**THE TASK:** Without including the pictures, copy out every line below.

+++ GIVEN MATERIAL

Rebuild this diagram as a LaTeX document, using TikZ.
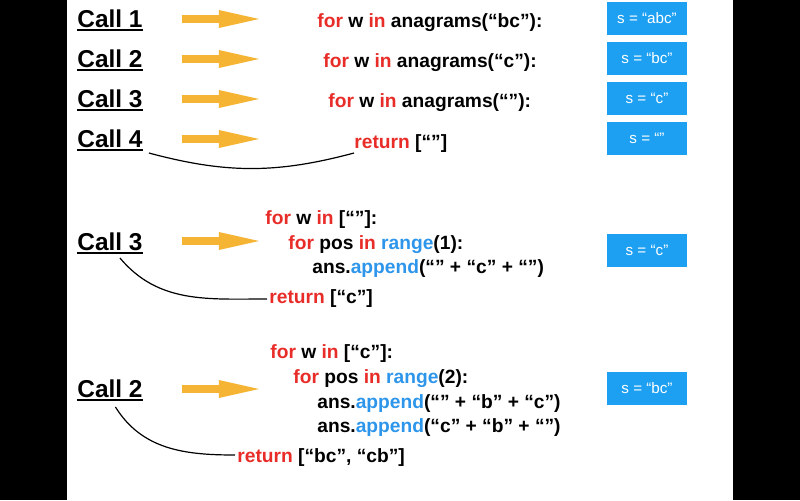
\documentclass[tikz,border=0pt]{standalone}
\usepackage{fontspec}
\setmainfont{Liberation Sans}
\usetikzlibrary{arrows.meta}

\definecolor{kwred}{RGB}{232,44,40}
\definecolor{fnblue}{RGB}{45,150,235}
\definecolor{boxblue}{RGB}{30,160,242}
\definecolor{arrowgold}{RGB}{245,180,52}

\newcommand{\kw}[1]{\textcolor{kwred}{#1}}
\newcommand{\fn}[1]{\textcolor{fnblue}{#1}}

\tikzset{
  call/.style={font=\bfseries\fontsize{12.2}{14}\selectfont, inner sep=0pt, anchor=base west},
  code/.style={font=\bfseries\fontsize{9.6}{11}\selectfont, inner sep=0pt, anchor=base west},
  state/.style={fill=boxblue, text=white, font=\fontsize{7.6}{9}\selectfont,
    minimum width=40pt, minimum height=16.5pt, inner sep=0pt},
  callarrow/.style={arrowgold, line width=3.7pt, -{Triangle[width=9pt,length=20pt,line width=0pt]}},
  unwind/.style={black, line width=0.6pt},
}

\begin{document}
\begin{tikzpicture}[x=0.5pt, y=-0.5pt]
\fill[black] (0,0) rectangle (800,500);
\fill[white] (67,0) rectangle (733,500);
\useasboundingbox (0,0) rectangle (800,500);

% the calls
\node[call] (c1) at (77,27) {Call 1};
\node[call] (c2) at (77,67) {Call 2};
\node[call] (c3) at (77,107) {Call 3};
\node[call] (c4) at (77,147) {Call 4};
\node[call] (c3b) at (77,250) {Call 3};
\node[call] (c2b) at (77,397) {Call 2};
\foreach \c in {c1,c2,c3,c4,c3b,c2b}
  \draw[line width=1pt] ([yshift=-1.7pt]\c.base west) -- ([yshift=-1.7pt]\c.base east);
\foreach \c in {c1,c2,c3,c4}
  \draw[callarrow] ([xshift=19.5pt,yshift=4pt]\c.base east) -- ++(77,0);
\draw[callarrow] ([xshift=19.5pt,yshift=4.5pt]c3b.base east) -- ++(77,0);
\draw[callarrow] ([xshift=19.5pt,yshift=4pt]c2b.base east) -- ++(77,0);

% going down
\node[code] (f1) at (317,27) {\kw{for} w \kw{in} anagrams(“bc”):};
\node[code] (f2) at (323,67) {\kw{for} w \kw{in} anagrams(“c”):};
\node[code] (f3) at (328,107) {\kw{for} w \kw{in} anagrams(“”):};
\node[code] (r4) at (354,148) {\kw{return} [“”]};

% coming back from call 4
\node[code] (w3) at (265,224) {\kw{for} w \kw{in} [“”]:};
\node[code] (p3) at (288,249) {\kw{for} pos \kw{in} \fn{range}(1):};
\node[code] (a3) at (312,273) {ans.\fn{append}(“” + “c” + “”)};
\node[code] (r3) at (269,303) {\kw{return} [“c”]};

% coming back from call 3
\node[code] (w2) at (270,358) {\kw{for} w \kw{in} [“c”]:};
\node[code] (p2) at (293,383) {\kw{for} pos \kw{in} \fn{range}(2):};
\node[code] (a2) at (317,408) {ans.\fn{append}(“” + “b” + “c”)};
\node[code] (b2) at (317,432) {ans.\fn{append}(“c” + “b” + “”)};
\node[code] (r2) at (237,462) {\kw{return} [“bc”, “cb”]};

% value of s
\node[state] (s1) at (647,18.5) {s = “abc”};
\node[state] (s2) at (647,58.5) {s = “bc”};
\node[state] (s3) at (647,98.5) {s = “c”};
\node[state] (s4) at (647,138.5) {s = “”};
\node[state] (s5) at (647,250) {s = “c”};
\node[state] (s6) at (647,388) {s = “bc”};

\draw[unwind] ([xshift=3pt,yshift=-3pt]c4.base east) to[out=-15, in=-165] ([yshift=-2.5pt]r4.base west);
\draw[unwind] ([xshift=5pt,yshift=-4pt]c3b.base) to[out=-50, in=180] ([xshift=-1pt,yshift=2pt]r3.base west);
\draw[unwind] ([xshift=2.75pt,yshift=-5pt]c2b.base) to[out=-58, in=180] ([xshift=-1pt,yshift=3.5pt]r2.base west);
\end{tikzpicture}
\end{document}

++++++

**TASK OUTPUT:**
Rebuild this diagram as a LaTeX document, using TikZ.
\documentclass[tikz,border=0pt]{standalone}
\usepackage{fontspec}
\setmainfont{Liberation Sans}
\usetikzlibrary{arrows.meta}

\definecolor{kwred}{RGB}{232,44,40}
\definecolor{fnblue}{RGB}{45,150,235}
\definecolor{boxblue}{RGB}{30,160,242}
\definecolor{arrowgold}{RGB}{245,180,52}

\newcommand{\kw}[1]{\textcolor{kwred}{#1}}
\newcommand{\fn}[1]{\textcolor{fnblue}{#1}}

\tikzset{
  call/.style={font=\bfseries\fontsize{12.2}{14}\selectfont, inner sep=0pt, anchor=base west},
  code/.style={font=\bfseries\fontsize{9.6}{11}\selectfont, inner sep=0pt, anchor=base west},
  state/.style={fill=boxblue, text=white, font=\fontsize{7.6}{9}\selectfont,
    minimum width=40pt, minimum height=16.5pt, inner sep=0pt},
  callarrow/.style={arrowgold, line width=3.7pt, -{Triangle[width=9pt,length=20pt,line width=0pt]}},
  unwind/.style={black, line width=0.6pt},
}

\begin{document}
\begin{tikzpicture}[x=0.5pt, y=-0.5pt]
\fill[black] (0,0) rectangle (800,500);
\fill[white] (67,0) rectangle (733,500);
\useasboundingbox (0,0) rectangle (800,500);

% the calls
\node[call] (c1) at (77,27) {Call 1};
\node[call] (c2) at (77,67) {Call 2};
\node[call] (c3) at (77,107) {Call 3};
\node[call] (c4) at (77,147) {Call 4};
\node[call] (c3b) at (77,250) {Call 3};
\node[call] (c2b) at (77,397) {Call 2};
\foreach \c in {c1,c2,c3,c4,c3b,c2b}
  \draw[line width=1pt] ([yshift=-1.7pt]\c.base west) -- ([yshift=-1.7pt]\c.base east);
\foreach \c in {c1,c2,c3,c4}
  \draw[callarrow] ([xshift=19.5pt,yshift=4pt]\c.base east) -- ++(77,0);
\draw[callarrow] ([xshift=19.5pt,yshift=4.5pt]c3b.base east) -- ++(77,0);
\draw[callarrow] ([xshift=19.5pt,yshift=4pt]c2b.base east) -- ++(77,0);

% going down
\node[code] (f1) at (317,27) {\kw{for} w \kw{in} anagrams(“bc”):};
\node[code] (f2) at (323,67) {\kw{for} w \kw{in} anagrams(“c”):};
\node[code] (f3) at (328,107) {\kw{for} w \kw{in} anagrams(“”):};
\node[code] (r4) at (354,148) {\kw{return} [“”]};

% coming back from call 4
\node[code] (w3) at (265,224) {\kw{for} w \kw{in} [“”]:};
\node[code] (p3) at (288,249) {\kw{for} pos \kw{in} \fn{range}(1):};
\node[code] (a3) at (312,273) {ans.\fn{append}(“” + “c” + “”)};
\node[code] (r3) at (269,303) {\kw{return} [“c”]};

% coming back from call 3
\node[code] (w2) at (270,358) {\kw{for} w \kw{in} [“c”]:};
\node[code] (p2) at (293,383) {\kw{for} pos \kw{in} \fn{range}(2):};
\node[code] (a2) at (317,408) {ans.\fn{append}(“” + “b” + “c”)};
\node[code] (b2) at (317,432) {ans.\fn{append}(“c” + “b” + “”)};
\node[code] (r2) at (237,462) {\kw{return} [“bc”, “cb”]};

% value of s
\node[state] (s1) at (647,18.5) {s = “abc”};
\node[state] (s2) at (647,58.5) {s = “bc”};
\node[state] (s3) at (647,98.5) {s = “c”};
\node[state] (s4) at (647,138.5) {s = “”};
\node[state] (s5) at (647,250) {s = “c”};
\node[state] (s6) at (647,388) {s = “bc”};

\draw[unwind] ([xshift=3pt,yshift=-3pt]c4.base east) to[out=-15, in=-165] ([yshift=-2.5pt]r4.base west);
\draw[unwind] ([xshift=5pt,yshift=-4pt]c3b.base) to[out=-50, in=180] ([xshift=-1pt,yshift=2pt]r3.base west);
\draw[unwind] ([xshift=2.75pt,yshift=-5pt]c2b.base) to[out=-58, in=180] ([xshift=-1pt,yshift=3.5pt]r2.base west);
\end{tikzpicture}
\end{document}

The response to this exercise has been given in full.